━━━ Extracted information ━━━

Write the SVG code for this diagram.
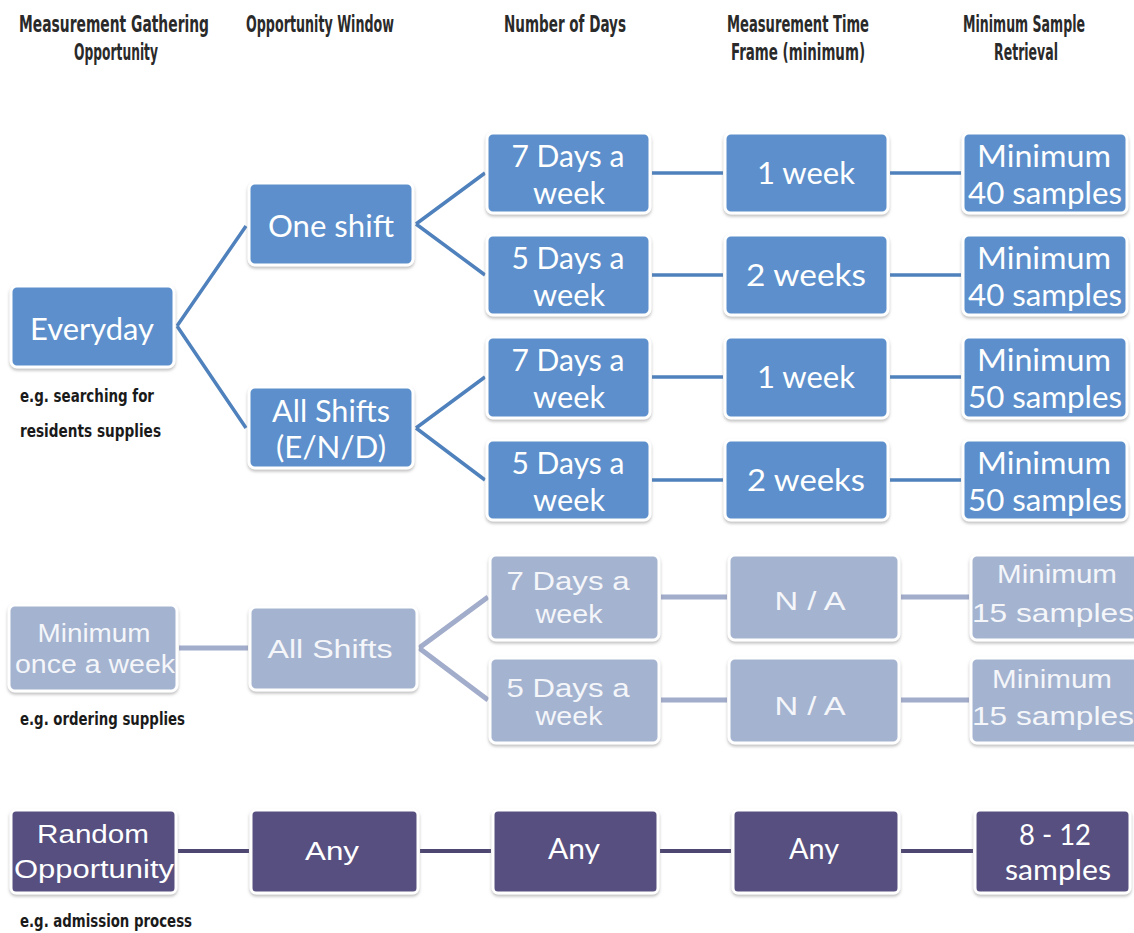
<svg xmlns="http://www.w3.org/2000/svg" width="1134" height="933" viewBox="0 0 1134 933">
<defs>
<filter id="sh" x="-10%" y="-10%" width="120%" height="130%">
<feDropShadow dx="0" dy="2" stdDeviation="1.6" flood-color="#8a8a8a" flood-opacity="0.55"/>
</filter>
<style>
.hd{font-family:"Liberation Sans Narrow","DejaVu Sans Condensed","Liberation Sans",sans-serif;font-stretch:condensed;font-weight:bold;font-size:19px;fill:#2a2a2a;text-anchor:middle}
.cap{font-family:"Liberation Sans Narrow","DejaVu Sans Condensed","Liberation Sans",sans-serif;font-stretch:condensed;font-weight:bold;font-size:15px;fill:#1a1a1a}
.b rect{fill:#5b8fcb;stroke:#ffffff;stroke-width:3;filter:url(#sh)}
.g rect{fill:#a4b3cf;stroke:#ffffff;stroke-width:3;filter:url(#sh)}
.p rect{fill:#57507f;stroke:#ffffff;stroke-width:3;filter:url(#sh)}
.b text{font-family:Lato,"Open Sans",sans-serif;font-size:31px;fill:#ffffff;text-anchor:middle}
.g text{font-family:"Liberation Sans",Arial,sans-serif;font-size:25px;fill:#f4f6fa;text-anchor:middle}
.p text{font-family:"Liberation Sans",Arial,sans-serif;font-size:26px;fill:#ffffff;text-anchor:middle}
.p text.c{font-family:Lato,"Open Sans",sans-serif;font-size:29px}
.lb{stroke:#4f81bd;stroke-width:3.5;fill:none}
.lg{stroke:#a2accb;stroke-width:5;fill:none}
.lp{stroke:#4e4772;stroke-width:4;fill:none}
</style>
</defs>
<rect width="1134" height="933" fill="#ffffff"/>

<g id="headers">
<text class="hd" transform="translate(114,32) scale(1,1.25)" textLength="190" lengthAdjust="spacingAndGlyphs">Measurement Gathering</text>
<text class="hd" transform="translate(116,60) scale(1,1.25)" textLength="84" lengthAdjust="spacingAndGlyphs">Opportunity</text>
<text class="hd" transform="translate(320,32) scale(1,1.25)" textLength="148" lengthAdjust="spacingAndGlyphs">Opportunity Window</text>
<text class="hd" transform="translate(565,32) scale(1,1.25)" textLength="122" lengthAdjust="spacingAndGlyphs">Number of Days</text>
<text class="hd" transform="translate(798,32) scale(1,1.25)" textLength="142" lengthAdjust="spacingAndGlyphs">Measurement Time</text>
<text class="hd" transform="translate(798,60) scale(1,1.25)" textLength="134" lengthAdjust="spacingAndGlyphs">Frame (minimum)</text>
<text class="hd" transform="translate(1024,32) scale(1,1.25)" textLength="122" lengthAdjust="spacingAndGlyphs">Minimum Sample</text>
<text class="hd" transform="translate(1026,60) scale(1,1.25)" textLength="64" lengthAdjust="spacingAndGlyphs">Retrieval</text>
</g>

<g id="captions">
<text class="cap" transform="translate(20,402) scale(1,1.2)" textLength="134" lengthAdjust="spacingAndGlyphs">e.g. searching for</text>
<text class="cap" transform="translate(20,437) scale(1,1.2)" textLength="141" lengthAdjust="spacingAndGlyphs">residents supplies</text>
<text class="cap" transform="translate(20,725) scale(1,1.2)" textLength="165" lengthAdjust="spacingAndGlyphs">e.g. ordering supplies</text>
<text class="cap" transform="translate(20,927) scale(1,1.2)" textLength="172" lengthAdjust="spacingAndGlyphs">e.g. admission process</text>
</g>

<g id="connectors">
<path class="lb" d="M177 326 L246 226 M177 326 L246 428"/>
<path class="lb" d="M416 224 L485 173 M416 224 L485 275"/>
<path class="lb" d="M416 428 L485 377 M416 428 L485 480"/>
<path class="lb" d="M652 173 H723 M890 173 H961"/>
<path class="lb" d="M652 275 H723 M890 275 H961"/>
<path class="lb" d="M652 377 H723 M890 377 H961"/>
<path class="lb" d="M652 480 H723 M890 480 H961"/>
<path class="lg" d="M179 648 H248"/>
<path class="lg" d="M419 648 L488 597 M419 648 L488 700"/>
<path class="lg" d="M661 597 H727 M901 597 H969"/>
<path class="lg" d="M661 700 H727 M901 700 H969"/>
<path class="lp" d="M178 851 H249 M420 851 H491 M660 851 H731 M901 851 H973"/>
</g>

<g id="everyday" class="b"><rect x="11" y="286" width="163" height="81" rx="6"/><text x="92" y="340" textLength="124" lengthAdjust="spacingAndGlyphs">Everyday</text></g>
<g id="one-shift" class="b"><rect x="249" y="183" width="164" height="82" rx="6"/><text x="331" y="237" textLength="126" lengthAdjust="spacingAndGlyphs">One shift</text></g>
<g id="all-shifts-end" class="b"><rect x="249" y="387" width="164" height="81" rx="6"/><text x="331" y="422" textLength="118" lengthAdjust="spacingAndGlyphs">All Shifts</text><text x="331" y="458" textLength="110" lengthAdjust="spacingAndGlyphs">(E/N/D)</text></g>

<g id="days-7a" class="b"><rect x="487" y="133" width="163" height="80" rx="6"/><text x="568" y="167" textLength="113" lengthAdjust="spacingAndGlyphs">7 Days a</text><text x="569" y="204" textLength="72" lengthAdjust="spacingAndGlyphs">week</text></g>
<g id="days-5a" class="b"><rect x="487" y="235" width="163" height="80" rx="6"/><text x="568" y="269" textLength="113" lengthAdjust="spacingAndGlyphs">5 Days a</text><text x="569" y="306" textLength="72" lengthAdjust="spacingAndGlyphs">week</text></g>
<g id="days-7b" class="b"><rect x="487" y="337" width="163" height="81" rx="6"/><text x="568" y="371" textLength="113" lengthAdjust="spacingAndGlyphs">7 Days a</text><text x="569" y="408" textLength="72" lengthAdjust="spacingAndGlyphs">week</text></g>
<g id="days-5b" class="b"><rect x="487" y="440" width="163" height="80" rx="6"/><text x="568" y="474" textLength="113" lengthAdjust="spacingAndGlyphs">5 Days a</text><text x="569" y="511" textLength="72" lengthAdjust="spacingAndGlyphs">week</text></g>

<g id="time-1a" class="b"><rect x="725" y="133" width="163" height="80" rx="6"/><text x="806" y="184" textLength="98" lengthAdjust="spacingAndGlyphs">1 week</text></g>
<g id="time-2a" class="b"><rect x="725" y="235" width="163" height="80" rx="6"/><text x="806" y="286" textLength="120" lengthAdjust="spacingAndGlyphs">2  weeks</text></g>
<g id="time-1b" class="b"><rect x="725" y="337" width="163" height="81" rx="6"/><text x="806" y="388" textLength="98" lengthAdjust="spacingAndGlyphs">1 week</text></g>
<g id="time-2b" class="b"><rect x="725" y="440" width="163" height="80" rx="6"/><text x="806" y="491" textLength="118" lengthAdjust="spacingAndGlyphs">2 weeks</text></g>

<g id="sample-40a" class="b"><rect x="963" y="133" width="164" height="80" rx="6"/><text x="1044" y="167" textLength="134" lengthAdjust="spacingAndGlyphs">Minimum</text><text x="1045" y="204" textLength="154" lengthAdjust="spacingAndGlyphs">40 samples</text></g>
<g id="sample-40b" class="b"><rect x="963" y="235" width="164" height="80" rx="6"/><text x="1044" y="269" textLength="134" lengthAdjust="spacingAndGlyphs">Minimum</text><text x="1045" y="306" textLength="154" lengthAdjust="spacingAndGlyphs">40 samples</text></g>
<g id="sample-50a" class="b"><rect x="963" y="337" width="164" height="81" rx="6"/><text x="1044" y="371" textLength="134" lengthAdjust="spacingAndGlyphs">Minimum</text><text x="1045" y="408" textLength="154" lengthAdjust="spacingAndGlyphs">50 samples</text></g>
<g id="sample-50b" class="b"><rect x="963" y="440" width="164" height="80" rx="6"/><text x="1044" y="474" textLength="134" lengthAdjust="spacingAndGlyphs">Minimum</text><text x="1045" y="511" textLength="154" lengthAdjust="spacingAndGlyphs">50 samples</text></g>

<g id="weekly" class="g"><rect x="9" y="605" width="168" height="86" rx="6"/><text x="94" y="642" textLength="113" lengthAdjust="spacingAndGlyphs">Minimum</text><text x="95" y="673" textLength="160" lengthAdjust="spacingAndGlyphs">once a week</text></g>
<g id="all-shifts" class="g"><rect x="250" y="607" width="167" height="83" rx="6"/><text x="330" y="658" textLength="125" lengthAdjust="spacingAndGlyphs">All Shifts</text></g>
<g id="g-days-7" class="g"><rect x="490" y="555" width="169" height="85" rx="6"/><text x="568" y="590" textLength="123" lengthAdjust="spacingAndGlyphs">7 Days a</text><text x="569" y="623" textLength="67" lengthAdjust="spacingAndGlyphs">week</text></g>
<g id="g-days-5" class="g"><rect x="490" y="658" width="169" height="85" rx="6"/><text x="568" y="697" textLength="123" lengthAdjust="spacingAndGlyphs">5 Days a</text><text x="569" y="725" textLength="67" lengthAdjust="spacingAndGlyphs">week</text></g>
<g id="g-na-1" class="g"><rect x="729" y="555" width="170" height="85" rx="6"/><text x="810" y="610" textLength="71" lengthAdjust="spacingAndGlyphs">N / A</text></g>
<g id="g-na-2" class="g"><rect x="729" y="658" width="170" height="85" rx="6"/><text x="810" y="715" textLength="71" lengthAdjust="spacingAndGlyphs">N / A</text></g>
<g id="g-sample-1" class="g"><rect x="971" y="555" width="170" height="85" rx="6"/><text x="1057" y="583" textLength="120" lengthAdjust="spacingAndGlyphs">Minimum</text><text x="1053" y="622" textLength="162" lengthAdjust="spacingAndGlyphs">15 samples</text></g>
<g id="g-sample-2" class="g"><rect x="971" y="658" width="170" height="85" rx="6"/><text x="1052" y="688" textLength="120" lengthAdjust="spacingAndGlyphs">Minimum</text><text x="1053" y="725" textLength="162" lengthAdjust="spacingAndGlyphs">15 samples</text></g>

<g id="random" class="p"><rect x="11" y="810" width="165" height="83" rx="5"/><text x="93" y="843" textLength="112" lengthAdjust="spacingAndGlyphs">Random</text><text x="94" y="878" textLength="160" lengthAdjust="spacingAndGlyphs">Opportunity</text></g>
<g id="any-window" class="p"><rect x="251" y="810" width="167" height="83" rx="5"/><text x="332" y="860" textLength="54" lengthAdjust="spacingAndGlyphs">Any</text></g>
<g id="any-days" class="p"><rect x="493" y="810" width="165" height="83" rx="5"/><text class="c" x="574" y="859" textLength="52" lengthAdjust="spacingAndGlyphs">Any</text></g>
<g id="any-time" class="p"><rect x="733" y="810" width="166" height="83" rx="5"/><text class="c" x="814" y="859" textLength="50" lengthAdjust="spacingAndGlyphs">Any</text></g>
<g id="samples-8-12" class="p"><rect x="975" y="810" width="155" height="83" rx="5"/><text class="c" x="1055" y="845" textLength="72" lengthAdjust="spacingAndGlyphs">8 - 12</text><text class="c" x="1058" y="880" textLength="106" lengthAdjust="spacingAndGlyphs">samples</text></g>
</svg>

━━━
━━━ Extracted information ━━━

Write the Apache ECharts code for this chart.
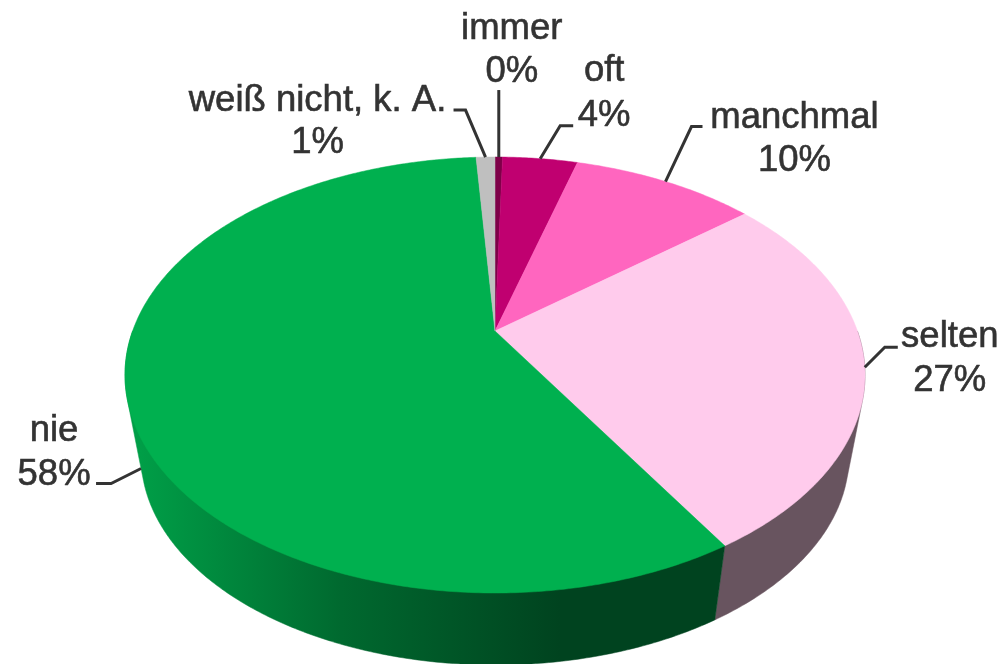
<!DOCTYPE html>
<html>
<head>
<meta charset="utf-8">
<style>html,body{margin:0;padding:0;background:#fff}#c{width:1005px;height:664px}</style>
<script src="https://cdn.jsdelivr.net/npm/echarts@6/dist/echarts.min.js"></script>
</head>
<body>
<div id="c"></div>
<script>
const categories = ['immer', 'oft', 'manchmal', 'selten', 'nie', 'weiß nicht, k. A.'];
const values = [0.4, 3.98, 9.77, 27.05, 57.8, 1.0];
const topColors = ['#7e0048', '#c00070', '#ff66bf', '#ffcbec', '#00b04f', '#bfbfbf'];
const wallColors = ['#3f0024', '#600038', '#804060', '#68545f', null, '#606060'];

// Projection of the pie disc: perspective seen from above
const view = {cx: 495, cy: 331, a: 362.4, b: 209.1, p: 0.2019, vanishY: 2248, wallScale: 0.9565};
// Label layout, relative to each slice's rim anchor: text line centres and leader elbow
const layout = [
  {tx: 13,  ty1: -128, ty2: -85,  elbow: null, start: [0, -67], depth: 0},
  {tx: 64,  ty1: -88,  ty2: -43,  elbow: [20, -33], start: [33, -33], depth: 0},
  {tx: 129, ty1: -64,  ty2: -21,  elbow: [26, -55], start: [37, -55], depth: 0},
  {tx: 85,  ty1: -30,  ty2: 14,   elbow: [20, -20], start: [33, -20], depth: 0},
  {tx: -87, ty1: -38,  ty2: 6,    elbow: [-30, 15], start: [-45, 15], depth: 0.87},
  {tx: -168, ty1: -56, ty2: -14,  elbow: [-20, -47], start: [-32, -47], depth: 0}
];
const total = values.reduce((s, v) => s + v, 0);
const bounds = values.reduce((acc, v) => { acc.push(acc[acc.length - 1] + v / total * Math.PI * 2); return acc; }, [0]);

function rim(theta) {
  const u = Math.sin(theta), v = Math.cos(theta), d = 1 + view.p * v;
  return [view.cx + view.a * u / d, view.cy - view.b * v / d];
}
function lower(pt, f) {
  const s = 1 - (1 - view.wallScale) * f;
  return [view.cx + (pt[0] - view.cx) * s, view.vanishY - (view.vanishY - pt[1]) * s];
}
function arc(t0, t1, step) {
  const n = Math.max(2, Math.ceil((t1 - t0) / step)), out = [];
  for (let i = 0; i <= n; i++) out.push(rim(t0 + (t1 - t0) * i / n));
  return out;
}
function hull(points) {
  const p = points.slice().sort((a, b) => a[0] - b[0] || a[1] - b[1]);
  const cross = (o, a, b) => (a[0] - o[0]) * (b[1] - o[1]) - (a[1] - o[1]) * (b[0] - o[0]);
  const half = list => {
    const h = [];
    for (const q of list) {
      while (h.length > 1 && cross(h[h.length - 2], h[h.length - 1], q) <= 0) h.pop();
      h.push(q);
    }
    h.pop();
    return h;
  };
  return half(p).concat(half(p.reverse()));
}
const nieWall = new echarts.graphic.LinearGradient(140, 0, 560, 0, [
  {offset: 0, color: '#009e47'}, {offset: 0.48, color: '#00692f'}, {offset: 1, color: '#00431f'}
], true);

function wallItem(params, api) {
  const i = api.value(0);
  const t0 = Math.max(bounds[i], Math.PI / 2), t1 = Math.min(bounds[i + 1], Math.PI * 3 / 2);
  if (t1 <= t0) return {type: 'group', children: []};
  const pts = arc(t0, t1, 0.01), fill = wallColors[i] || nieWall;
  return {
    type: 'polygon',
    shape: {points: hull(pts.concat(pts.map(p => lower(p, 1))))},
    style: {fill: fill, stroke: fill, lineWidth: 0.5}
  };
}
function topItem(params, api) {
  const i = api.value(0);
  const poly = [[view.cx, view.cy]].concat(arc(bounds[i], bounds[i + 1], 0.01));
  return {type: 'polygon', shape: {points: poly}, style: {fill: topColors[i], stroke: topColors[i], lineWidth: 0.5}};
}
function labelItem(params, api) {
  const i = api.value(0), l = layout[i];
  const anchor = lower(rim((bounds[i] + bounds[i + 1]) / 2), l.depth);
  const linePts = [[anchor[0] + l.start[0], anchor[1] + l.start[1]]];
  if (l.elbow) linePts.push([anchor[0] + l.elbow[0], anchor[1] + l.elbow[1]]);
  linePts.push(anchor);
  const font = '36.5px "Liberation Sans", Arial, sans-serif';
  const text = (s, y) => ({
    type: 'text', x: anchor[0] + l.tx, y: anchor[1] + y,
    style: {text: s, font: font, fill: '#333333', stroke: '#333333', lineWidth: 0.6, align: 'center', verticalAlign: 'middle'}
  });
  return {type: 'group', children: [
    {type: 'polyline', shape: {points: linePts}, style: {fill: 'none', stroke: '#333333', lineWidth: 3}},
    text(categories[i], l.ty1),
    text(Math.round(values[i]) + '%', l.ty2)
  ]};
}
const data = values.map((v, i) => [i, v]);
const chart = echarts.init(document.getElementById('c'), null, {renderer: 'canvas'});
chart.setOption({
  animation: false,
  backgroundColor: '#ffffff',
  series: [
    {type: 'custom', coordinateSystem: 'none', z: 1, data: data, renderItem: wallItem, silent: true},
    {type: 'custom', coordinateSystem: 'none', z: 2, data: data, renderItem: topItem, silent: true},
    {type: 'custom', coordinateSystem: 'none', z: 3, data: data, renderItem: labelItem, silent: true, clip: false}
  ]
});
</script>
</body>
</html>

━━━
━━━ Extracted information ━━━

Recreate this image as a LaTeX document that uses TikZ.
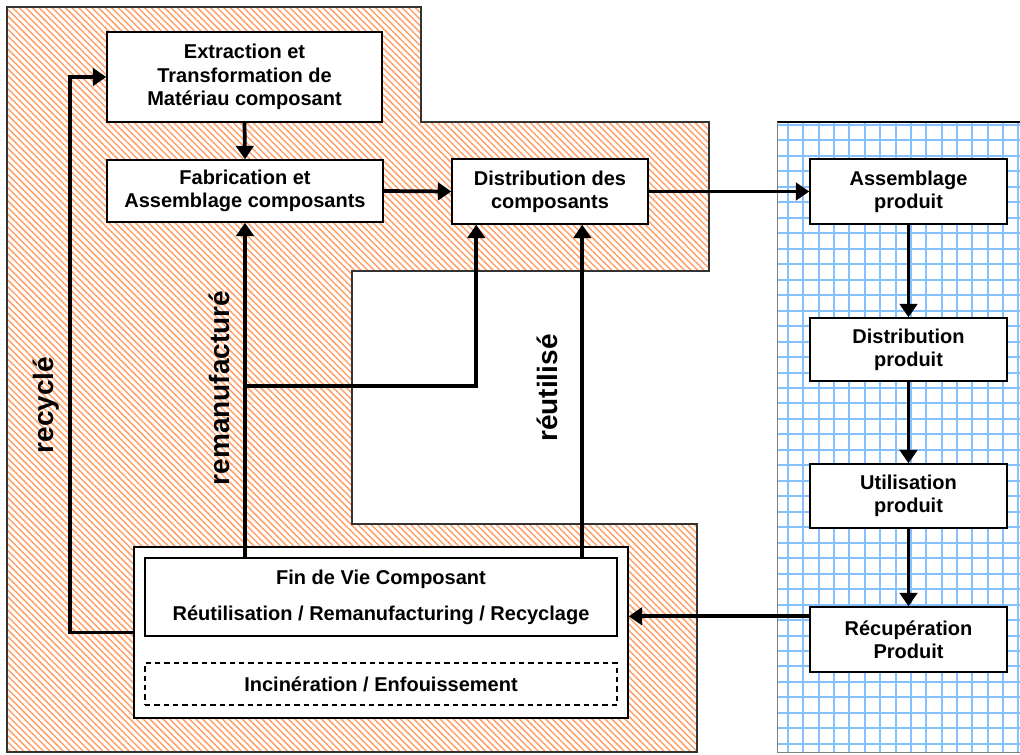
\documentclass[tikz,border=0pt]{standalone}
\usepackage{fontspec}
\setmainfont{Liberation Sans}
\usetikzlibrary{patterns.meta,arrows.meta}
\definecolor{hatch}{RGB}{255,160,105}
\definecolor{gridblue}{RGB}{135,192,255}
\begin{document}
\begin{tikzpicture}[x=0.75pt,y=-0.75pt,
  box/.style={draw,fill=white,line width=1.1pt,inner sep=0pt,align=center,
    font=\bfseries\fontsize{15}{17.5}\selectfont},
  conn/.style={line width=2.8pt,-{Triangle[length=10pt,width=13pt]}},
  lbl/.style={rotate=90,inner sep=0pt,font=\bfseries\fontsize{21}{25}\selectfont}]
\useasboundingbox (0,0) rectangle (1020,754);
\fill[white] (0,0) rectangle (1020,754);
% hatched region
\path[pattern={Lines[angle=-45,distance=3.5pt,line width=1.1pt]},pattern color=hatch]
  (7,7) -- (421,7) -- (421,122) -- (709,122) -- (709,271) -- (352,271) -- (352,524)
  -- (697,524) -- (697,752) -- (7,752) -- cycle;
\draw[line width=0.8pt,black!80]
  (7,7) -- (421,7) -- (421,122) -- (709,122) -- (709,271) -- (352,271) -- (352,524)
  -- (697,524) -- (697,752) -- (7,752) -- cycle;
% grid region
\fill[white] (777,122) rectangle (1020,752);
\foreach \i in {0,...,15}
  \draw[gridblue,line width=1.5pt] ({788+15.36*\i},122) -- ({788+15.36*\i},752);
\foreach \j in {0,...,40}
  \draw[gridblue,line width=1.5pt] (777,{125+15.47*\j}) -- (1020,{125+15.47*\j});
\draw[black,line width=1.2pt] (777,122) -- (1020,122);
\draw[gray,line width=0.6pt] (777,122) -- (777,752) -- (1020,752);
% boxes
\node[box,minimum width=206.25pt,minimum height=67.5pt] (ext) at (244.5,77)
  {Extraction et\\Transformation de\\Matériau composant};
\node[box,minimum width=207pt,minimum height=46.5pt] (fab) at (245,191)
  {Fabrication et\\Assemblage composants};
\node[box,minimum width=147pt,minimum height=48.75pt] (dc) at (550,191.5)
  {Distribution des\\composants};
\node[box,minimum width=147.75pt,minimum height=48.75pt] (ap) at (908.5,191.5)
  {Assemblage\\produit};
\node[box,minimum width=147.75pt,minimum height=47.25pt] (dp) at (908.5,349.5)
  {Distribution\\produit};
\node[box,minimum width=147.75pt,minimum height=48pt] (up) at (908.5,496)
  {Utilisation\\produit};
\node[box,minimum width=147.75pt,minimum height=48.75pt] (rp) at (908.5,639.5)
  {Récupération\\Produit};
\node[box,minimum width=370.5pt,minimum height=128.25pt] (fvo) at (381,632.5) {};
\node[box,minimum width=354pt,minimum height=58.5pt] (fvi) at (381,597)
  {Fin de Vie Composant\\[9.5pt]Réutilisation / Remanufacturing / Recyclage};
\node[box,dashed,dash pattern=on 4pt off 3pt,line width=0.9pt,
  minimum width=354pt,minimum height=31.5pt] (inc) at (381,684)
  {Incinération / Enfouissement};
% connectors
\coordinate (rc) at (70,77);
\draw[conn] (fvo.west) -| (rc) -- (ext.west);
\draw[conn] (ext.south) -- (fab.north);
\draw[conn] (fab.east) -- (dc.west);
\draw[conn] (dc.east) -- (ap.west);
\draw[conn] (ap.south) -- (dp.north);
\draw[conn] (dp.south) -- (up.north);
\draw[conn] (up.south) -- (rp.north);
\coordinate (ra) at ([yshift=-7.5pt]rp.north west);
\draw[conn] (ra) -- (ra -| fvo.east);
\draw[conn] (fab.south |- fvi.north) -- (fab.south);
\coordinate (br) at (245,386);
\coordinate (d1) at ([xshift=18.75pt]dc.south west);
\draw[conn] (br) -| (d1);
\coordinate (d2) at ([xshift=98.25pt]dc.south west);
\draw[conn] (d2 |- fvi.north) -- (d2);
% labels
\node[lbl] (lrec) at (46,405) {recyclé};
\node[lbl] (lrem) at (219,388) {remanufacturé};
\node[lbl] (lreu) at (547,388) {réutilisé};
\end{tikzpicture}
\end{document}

━━━

◆ **What the exercise asks**: Copy nothing but the lines above from the one with "Write the Apache ECharts code for this chart." to the one with "const bounds = values.reduce((acc, v)", inclusive, word for word. Leave every picture out.

◆ **The result**:
Write the Apache ECharts code for this chart.
<!DOCTYPE html>
<html>
<head>
<meta charset="utf-8">
<style>html,body{margin:0;padding:0;background:#fff}#c{width:1005px;height:664px}</style>
<script src="https://cdn.jsdelivr.net/npm/echarts@6/dist/echarts.min.js"></script>
</head>
<body>
<div id="c"></div>
<script>
const categories = ['immer', 'oft', 'manchmal', 'selten', 'nie', 'weiß nicht, k. A.'];
const values = [0.4, 3.98, 9.77, 27.05, 57.8, 1.0];
const topColors = ['#7e0048', '#c00070', '#ff66bf', '#ffcbec', '#00b04f', '#bfbfbf'];
const wallColors = ['#3f0024', '#600038', '#804060', '#68545f', null, '#606060'];

// Projection of the pie disc: perspective seen from above
const view = {cx: 495, cy: 331, a: 362.4, b: 209.1, p: 0.2019, vanishY: 2248, wallScale: 0.9565};
// Label layout, relative to each slice's rim anchor: text line centres and leader elbow
const layout = [
  {tx: 13,  ty1: -128, ty2: -85,  elbow: null, start: [0, -67], depth: 0},
  {tx: 64,  ty1: -88,  ty2: -43,  elbow: [20, -33], start: [33, -33], depth: 0},
  {tx: 129, ty1: -64,  ty2: -21,  elbow: [26, -55], start: [37, -55], depth: 0},
  {tx: 85,  ty1: -30,  ty2: 14,   elbow: [20, -20], start: [33, -20], depth: 0},
  {tx: -87, ty1: -38,  ty2: 6,    elbow: [-30, 15], start: [-45, 15], depth: 0.87},
  {tx: -168, ty1: -56, ty2: -14,  elbow: [-20, -47], start: [-32, -47], depth: 0}
];
const total = values.reduce((s, v) => s + v, 0);
const bounds = values.reduce((acc, v) => { acc.push(acc[acc.length - 1] + v / total * Math.PI * 2); return acc; }, [0]);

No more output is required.